Verzögert POCUS Reanimationsmaßnahmen?

POCUS, ein Wort mit Zauberkraft: POCUS steht für „Point-of-Care Ultrasound“ und soll in den Händen des Versierten sehr rasch reversible Ursachen eines Schockzustandes/Kreislaufstillstandes erkennen helfen. Maite A. Huis in ‘t Veld und Kollegen untersuchten nun die Auswirkungen von POCUS auf die Nicht-Durchführung von Thoraxkompressionen in Rahmen einer kardiopulmonalen Reanimation:

Huis in ‘t Veld MA et al. Ultrasound Use During Cardiopulmonary Resuscitation Is Associated with Delays in Chest Compressions. Resuscitation 2017 in press


Entgegen der Erwartungen und auch den bisherigen Empfehlungen des ERC fanden die Kollegen relevante Probleme: Zunächst einmal muss festgehalten werden, dass qualitativ hochwerte Thoraxkompressionen für die Wirkung einer kardiopulmonalen Reanimation absolut essentiell sind. Die Reanimationsempfehlungen werden dabei nicht müde uns nahezulegen, dass wir konsequent, kontinuierlich, mit ausreichender Drucktiefe und vor allem möglichst ununterbrochen Thoraxkompressionen durchführen sollen. Jede Unterbrechung der Thoraxkompressionen reduziert den koronaren Perfusionsdruck und damit die Wahrscheinlichkeit einen   ROSC zu erzielen. POCUS wird (auch aufgrund der Empfehlungen in den Reanimationsleitlinien) gerne eingesetzt, um reversible Ursachen für einen Kreislaufstillstand zu detektieren.
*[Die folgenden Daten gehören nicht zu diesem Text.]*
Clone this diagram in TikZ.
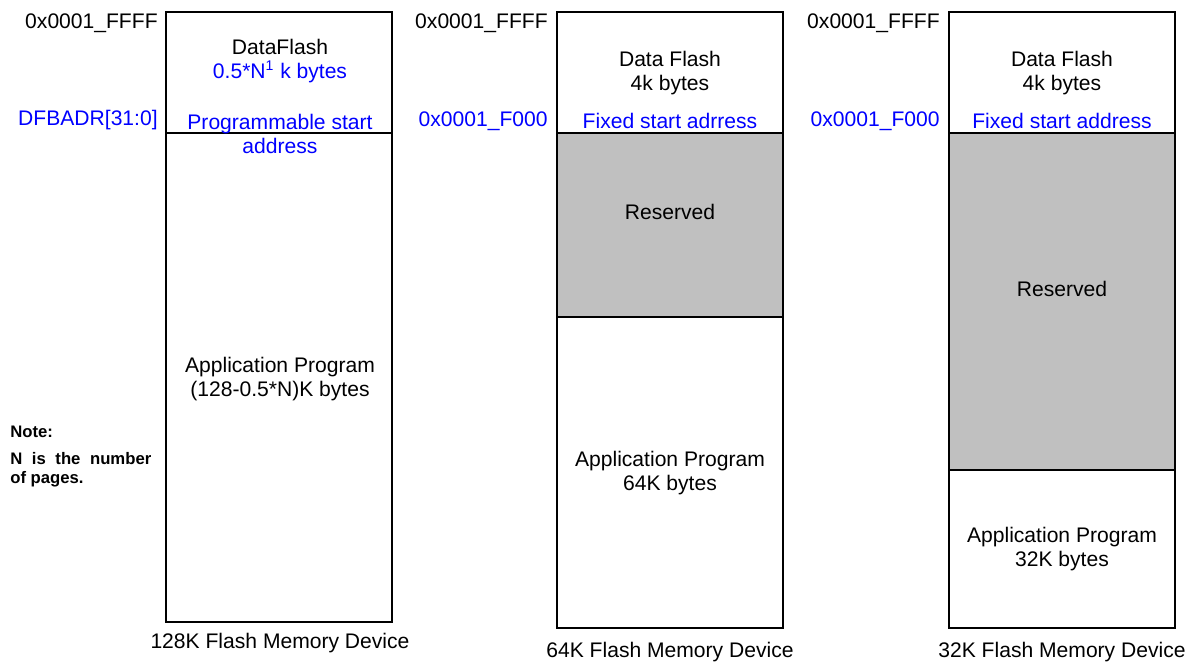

In einer prospektiven Kohorten Studie wurde nun bei erwachsenen Patienten, die sich im Herzkreislaufstillstand befanden und in einer Notaufnahme eine kardiopulmonale Reanimation erhielten, im Zeitraum von 08/2015 bis 09/2016 (1 Jahresevaluationszeitraum) mittels einer Videodokumentation die Verwendung von POCUS und die entsprechenden Unterbrechungszeiten der Thoraxkompressionen mit und ohne POCUS analysiert. Bei 23 Patienten konnte bei 123 Puls- und Rhythmusanalysen eine entsprechende Analyse dann auch stattfinden. Das mittlere Zeitintervall für einen Puls- und Rhythmuscheck mit POCUS betrug 21 Sekunden im Vergleich zu 13 Sekunden bei keiner POCUS Anwendung. Damit verlängerte POCUS das No-Flow-Intervall bei der Reanimation im durchschnittlich signifikant um 8,4 Sekunden (p<0.0001). Andere Variablen wie Altern, Body-Mass-Index (BMI) und sonstige Massnahmen beeinflussten das Zeitintervall für die Puls. und Rhythmusanalyse nicht.
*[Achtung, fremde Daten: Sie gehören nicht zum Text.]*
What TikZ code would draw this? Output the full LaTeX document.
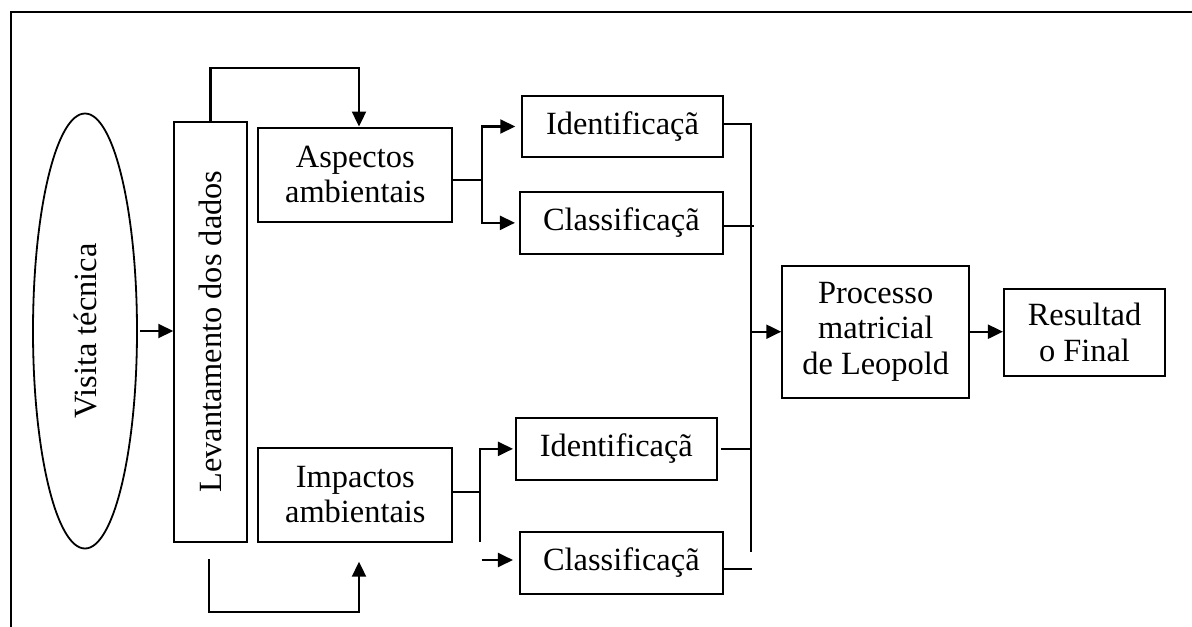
\documentclass[tikz,border=0pt]{standalone}
\usepackage{fontspec}
\setmainfont{Liberation Serif}
\usetikzlibrary{arrows.meta,shapes.geometric}
\tikzset{
  box/.style={draw, line width=1.05pt, rectangle, inner sep=0pt, align=center},
  arr/.style={line width=1.05pt, -{Triangle[length=7.5pt,width=7pt]}},
  ln/.style={line width=1.05pt},
}
\begin{document}
\begin{tikzpicture}[x=0.5pt,y=-0.5pt,font=\fontsize{16.2}{17.8}\selectfont]
\useasboundingbox (0,0) rectangle (1192,626);
% outer frame (cut at right and bottom)
\draw[line width=1.1pt] (11,640) -- (11,12) -- (1200,12);

% nodes
\node[draw, line width=0.9pt, ellipse, inner sep=0pt, minimum width=52pt, minimum height=217.5pt] (vis) at (85,331) {\rotatebox{90}{Visita técnica}};
\node[box, minimum width=36.2pt, minimum height=210pt] (lev) at (210.5,331.7) {\rotatebox{90}{Levantamento dos dados}};
\node[box, minimum width=97pt, minimum height=47pt] (asp) at (355.3,174.6) {Aspectos\\ambientais};
\node[box, minimum width=97pt, minimum height=47pt] (imp) at (355.3,494.7) {Impactos\\ambientais};
\node[box, minimum width=100.2pt, minimum height=30.8pt] (id1) at (622.5,126.5) {Identificaçã};
\node[box, minimum width=101.35pt, minimum height=31.15pt] (cl1) at (621.35,222.85) {Classificaçã};
\node[box, minimum width=100.35pt, minimum height=31.15pt] (id2) at (616.35,448.85) {Identificaçã};
\node[box, minimum width=101.35pt, minimum height=31.3pt] (cl2) at (621.35,563) {Classificaçã};
\node[box, minimum width=93.35pt, minimum height=66pt] (proc) at (875.65,331.7) {Processo\\matricial\\de Leopold};
\node[box, minimum width=80.5pt, minimum height=43.2pt] (res) at (1084.5,332.5) {Resultad\\o Final};

% coordinates
\coordinate (j1) at (481.7,180);
\coordinate (j2) at (480,491.7);
\coordinate (j2e) at (480,541.7);
\coordinate (c2s) at (481.7,560);
\coordinate (b1) at (209,559.3);
\coordinate (b2) at (359,561.7);
\coordinate (bt) at (750.7,124);
\coordinate (bb) at (750.7,551.7);

% connectors
\draw[arr] ([xshift=1.2pt]vis.east) -- (vis.east -| lev.west);
\draw[arr] (lev.north) -- ++(0,-52.4) -| ([xshift=1.85pt]asp.north);
\draw[arr] (b1) -- ++(0,53) -| (b2);

\draw[ln] (asp.east |- j1) -- (j1);
\draw[arr] (j1) |- ([xshift=-3pt]id1.west);
\draw[arr] (j1) |- ([xshift=-2pt]cl1.west);

\draw[ln] (imp.east |- j2) -- (j2);
\draw[arr] (j2) |- ([xshift=-1pt]id2.west);
\draw[ln] (j2) -- (j2e);
\draw[arr] (c2s) -- ([xshift=-3pt]cl2.west |- c2s);

\draw[ln] (id1.east |- bt) -- (bt) -- (bb);
\draw[ln] ([yshift=-1.6pt]cl1.east) -- ++(30,0);
\draw[ln] ([xshift=1.6pt]id2.east) -- (id2.east -| bt);
\draw[ln] ([yshift=-3.15pt]cl2.east) -- ++(28,0);
\draw[arr] (proc.west -| bt) -- (proc.west);
\draw[arr] (proc.east) -- (res.west |- proc.east);
\end{tikzpicture}
\end{document}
Die Autoren schlussfolgerten aus den Ergebnissen ihrer Untersuchung, dass POCUS mit einer signifikanten Verlängerung des No-Flow-Intervalls assoziiert war und im Vergleich zu den „erlaubten“ 10 Sekunden in den aktuellen Reanimationsempfehlungen zu einer Verdoppelung dieses Zeitintervalls führte. Daher sollten alle Anwender von POCUS in der Reanimatuionssituation diesen Punkt im Kopf haben und versuchen die Zeiten zu minimieren.

Was kann man aus dieser Studie schlussfolgern? POCUS ist ein mächtiges Instrument in den Händen des geübten. Die Autoren schildern selbst in der Limitationsektion des Manuskriptes, dass POCUS erstaunlich selten zur Anwendung kam. Darüber hinaus verglichen die Patienten nicht das Outcome von Patienten mit und ohne POCUS hinsichtlich eines ROSC oder eines neurologischen intakten Überlebens. Das wäre in dieser Untersuchung auch kaum zielführend gewesen, das die Anwender nicht einen interventionsbedürftigen Befund feststellen konnten (z.B. Perikarderguss). Ist POCUS nun schlecht im Rahmen der Reanimation ? Nein, sicherlich nicht. Aber sehr gerne vergisst man bei der Begeisterung in der POCUS-Anwendung (Schnittebeneneinstellung, Eruierung und Bewunderung des delektierten Befundes) die Zeit. Sich dies bewusst zu machen hilft sicherlich dabei diese für uns so wichtige Methode nicht in Verruf zu bringen und das No-Flow-Intervall kurz zu halten: 10 Sekunden sind das Ziel!